Verna, who will collect a DROP bonus herself next year of $584,777, took occasion at the unveiling of the Bolton study Tuesday to proclaim that DROP can be fixed ― but first we need another study.
The city has already spent $80,000 on the Boston College study, and $30,000 on the Bolton Partners study. But Verna announced that she’s asked an actuary to prepare a “cost analysis” that would weigh several proposed reforms of DROP (see below), and figure out how to make the program “cost-neutral” for taxpayers.
And who, says Verna, should perform this cost analysis? Why, the very man who helped create DROP in the first place.

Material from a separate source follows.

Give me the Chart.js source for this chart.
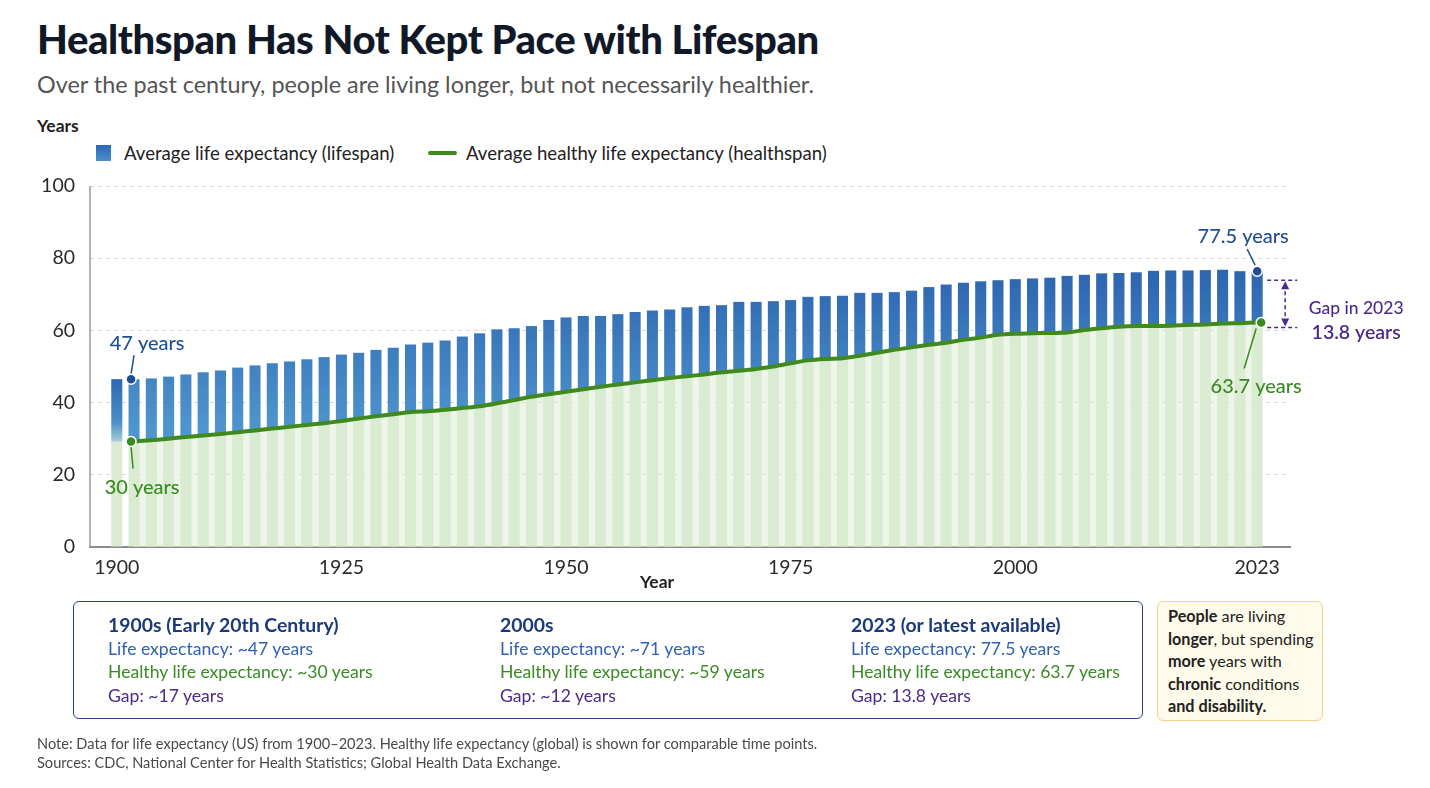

Since 1995, with the exception of two years, Kenneth A. Kent has served as actuarial consultant to the city pension board. From 2000 until 2010, the city has paid two firms that employed Kent more than $3 million for his expertise.
Based on Kent’s advice, the pension board designed a DROP program that was supposed to be cost-neutral. The city was supposed to earn an annual 9 percent return on investments, so it could afford to pay employees enrolled in DROP an interest rate of 4.5 percent.

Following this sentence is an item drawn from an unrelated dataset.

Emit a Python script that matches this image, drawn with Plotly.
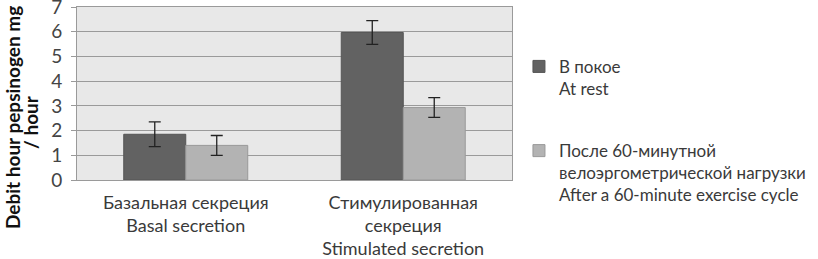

Instead of earning that 9 percent interest rate on investments, though, the city in the past dozen years has earned only 4 percent. Based on that 9 percent projection, Kent estimated back in 2000 that the city pension fund would swell to $8.5 billion last year. He was off by $4.5 billion. Instead of being cost-neutral, the program has proved very, very expensive.
When Kent and the pension board designed the DROP program, they also did not foresee a stampede of some 10,000 applicants, which is why DROP has been so expensive.

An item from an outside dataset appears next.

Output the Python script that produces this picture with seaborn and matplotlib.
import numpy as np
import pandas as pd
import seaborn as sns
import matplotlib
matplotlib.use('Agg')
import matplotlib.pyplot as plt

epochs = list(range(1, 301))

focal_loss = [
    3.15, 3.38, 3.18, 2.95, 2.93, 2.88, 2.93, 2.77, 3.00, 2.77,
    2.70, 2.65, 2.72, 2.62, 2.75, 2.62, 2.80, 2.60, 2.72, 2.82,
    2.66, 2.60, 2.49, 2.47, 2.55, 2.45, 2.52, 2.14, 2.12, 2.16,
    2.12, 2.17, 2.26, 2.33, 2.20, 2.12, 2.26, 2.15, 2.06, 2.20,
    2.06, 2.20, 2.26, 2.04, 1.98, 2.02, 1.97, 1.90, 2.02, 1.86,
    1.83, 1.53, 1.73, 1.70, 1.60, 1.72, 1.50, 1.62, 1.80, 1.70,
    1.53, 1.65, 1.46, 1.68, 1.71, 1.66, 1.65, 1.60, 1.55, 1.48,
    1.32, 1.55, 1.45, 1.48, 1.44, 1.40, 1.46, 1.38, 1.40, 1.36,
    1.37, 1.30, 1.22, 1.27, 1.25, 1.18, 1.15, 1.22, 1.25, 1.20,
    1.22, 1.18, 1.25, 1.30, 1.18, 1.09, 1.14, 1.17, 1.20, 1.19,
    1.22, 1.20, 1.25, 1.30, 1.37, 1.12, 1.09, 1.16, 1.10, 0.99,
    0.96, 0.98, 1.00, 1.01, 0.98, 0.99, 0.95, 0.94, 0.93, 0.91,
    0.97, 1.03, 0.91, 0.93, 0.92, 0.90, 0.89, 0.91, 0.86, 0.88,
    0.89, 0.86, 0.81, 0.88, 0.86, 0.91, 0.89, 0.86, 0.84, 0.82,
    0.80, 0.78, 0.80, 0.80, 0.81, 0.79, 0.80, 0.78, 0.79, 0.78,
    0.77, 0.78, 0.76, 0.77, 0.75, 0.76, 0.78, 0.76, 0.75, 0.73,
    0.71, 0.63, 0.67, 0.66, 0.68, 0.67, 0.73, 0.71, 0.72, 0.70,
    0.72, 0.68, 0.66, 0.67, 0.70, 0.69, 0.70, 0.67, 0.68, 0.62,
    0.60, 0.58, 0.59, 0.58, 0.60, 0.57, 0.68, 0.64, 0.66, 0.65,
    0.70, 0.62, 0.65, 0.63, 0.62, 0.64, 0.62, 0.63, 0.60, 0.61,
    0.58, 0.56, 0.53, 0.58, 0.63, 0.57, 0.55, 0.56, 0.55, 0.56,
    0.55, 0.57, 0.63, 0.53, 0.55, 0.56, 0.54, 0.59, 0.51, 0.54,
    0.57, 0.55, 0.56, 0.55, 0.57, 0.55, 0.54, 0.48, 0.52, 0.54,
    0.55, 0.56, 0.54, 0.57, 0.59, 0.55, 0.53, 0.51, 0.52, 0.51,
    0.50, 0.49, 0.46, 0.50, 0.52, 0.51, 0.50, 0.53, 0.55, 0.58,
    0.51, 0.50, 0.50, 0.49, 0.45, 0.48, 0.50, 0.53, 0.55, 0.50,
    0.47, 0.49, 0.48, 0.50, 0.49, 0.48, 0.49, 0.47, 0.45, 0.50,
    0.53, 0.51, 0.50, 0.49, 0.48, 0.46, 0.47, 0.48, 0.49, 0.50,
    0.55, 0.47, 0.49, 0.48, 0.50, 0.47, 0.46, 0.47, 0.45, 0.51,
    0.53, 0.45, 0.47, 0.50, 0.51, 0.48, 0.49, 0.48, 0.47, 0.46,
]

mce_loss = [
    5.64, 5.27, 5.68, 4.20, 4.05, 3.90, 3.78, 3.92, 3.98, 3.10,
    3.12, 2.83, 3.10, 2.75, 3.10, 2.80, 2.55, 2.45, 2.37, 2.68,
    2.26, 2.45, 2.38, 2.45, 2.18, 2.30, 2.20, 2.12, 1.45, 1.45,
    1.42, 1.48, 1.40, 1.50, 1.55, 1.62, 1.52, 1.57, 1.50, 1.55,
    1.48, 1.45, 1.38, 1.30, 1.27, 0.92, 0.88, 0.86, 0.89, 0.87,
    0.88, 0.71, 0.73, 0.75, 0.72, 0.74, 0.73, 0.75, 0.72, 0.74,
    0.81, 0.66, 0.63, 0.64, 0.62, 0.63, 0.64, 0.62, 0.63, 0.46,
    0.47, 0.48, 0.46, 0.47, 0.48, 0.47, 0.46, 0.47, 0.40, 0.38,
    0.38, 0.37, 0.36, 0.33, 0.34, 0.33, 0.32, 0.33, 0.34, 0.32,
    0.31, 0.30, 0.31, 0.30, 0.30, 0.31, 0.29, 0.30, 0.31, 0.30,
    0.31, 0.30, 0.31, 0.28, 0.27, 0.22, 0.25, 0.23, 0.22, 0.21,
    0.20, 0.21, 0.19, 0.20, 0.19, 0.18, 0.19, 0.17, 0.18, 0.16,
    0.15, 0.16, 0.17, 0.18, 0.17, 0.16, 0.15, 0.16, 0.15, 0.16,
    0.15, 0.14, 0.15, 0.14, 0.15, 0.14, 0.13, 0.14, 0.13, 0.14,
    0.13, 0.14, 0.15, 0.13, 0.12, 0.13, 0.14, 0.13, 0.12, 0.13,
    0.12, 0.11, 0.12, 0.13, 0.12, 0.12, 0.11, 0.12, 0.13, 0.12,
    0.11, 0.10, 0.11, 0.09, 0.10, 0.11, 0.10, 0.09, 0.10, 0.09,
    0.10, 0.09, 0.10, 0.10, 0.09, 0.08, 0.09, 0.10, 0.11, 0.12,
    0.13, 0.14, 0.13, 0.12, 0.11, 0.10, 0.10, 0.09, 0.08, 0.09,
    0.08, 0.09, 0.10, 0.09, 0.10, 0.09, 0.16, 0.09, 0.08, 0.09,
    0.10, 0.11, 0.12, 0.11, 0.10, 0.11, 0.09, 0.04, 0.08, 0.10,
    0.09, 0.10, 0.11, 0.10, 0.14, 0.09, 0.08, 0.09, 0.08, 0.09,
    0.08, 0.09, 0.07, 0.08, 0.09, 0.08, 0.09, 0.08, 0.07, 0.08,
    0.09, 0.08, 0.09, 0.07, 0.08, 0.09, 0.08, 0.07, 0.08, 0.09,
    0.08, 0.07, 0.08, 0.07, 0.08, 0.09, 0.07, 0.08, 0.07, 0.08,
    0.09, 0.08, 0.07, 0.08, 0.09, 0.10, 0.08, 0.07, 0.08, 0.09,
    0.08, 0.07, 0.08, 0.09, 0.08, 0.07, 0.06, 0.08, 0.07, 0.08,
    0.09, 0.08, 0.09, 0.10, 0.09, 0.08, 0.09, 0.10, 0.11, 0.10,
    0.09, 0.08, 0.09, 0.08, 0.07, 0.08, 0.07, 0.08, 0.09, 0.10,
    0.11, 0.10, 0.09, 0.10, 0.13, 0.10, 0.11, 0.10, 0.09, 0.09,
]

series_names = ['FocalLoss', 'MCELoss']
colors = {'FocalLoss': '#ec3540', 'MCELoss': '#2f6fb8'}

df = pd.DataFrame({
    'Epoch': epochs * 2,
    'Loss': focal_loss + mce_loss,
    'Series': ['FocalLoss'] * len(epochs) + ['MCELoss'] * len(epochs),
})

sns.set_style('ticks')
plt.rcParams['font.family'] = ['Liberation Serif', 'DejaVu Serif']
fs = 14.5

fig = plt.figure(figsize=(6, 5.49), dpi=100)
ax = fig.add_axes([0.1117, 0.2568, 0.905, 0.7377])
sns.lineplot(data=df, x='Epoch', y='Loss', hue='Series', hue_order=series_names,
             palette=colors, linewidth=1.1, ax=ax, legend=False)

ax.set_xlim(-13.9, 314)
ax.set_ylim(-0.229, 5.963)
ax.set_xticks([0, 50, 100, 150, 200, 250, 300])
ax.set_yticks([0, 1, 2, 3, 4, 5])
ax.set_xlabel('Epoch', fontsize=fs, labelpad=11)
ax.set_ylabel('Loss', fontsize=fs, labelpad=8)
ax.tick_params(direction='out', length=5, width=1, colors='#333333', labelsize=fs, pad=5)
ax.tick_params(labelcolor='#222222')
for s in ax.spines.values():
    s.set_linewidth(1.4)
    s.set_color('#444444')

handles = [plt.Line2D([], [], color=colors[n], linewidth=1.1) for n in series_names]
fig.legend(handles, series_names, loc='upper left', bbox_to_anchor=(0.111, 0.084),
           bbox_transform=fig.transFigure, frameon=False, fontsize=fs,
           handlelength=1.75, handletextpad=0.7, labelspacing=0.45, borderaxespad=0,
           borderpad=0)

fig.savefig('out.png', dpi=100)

An undaunted Verna proclaimed Tuesday that Kent would finish his analysis by early April, and then the Council would hold public hearings on DROP.
With Kent’s track record, don’t be surprised if you find the Nutter administration commissioning … another study.
What’s the cost of DROP? It depends on who’s doing the math. City Paper documented last year that the Deferred Retirement Option Plan (DROP) was costing taxpayers more than $1 billion in past and future cash bonuses paid to retiring municipal employees, according to the city’s own pension records detailed on Excel spreadsheets.
A Boston College study released last August by Mayor Nutter figured that since 1999, the DROP program had cost the city pension fund an extra $258 million. DROP is a double dip that has allowed some 10,000 city employees to simultaneously collect their salaries and pensions for up to four years, with the pension money coming in the form of lump-sum cash bonuses that average more than $100,000 per retiree. But the Boston College study looked at the pension side of the double-dip and ignored the salaries that employees collect while they’re in DROP.
On Tuesday, the City Council unveiled a new study by Bolton Partners Inc., a Baltimore actuarial firm, that said Boston College had gotten it wrong, and that DROP’s added cost to the pension fund was really $100 million.
City Council, which has six members signed up for more than $2 million in future DROP bonuses, hired Bolton Partners to punch holes in the Boston College study as part of a campaign to keep DROP.
But in the latest report’s executive summary, Thomas Lowman, Bolton’s chief actuary, made a declaration that called all of the city’s prior DROP studies into question ― but which confirmed CP's findings, that the program is far more expensive than previously thought.
“ It should also be understood that the BC (Boston College) DROP study and prior actuarial DROP studies focused solely on pension cost . . . and not any other payroll or personnel cost,” Lowman wrote. “In this sense, the BC cost is not intended to represent the full economic impact.”
Meanwhile, City Council President Anna Verna used the occasion of the unveiling of the new DROP report to publicize some possible reforms that would allegedly make DROP cost-neutral for taxpayers, such as:
―Requiring employees who enter DROP to wait until they reach the minimum retirement age.
― Lowering the 4.5 percent interest rate paid to all DROP participants.
― Requiring employees enrolled in DROP to continue making contributions to the pension fund. Employees enrolled in DROP currently don’t have to make any contributions to the pension fund. Employees not enrolled in DROP contribute between 1.8 and 7.5 percent of their salaries to the pension fund.
― Giving city employees the option to receive only a portion of their DROP money as cash bonuses, and then “reduce their monthly pension checks by an amount that would pay for the lump sum.”
City Paper asked Joe Boyle, the Philadelphia area actuary whose pro-bono services led to our original expose, to review the Bolton study. Boyle says that although Bolton wasn’t asked to do a full-blown actuarial study to assess the cost to the taxpayers for DROP, nevertheless, he was impressed by both the Bolton study and by the proposals for reforming DROP.
“This is a pretty thorough analysis and their suggestions are to be lauded,” Boyle says. But, Boyle said, if all of the reforms are passed, the city will have scaled down what was originally a great deal into something that people can either take or leave.
“If they truly make this a cost-neutral program, then in effect, they’ve eliminated DROP as a benefit,” Boyle says. “There’s no advantage to taking DROP.”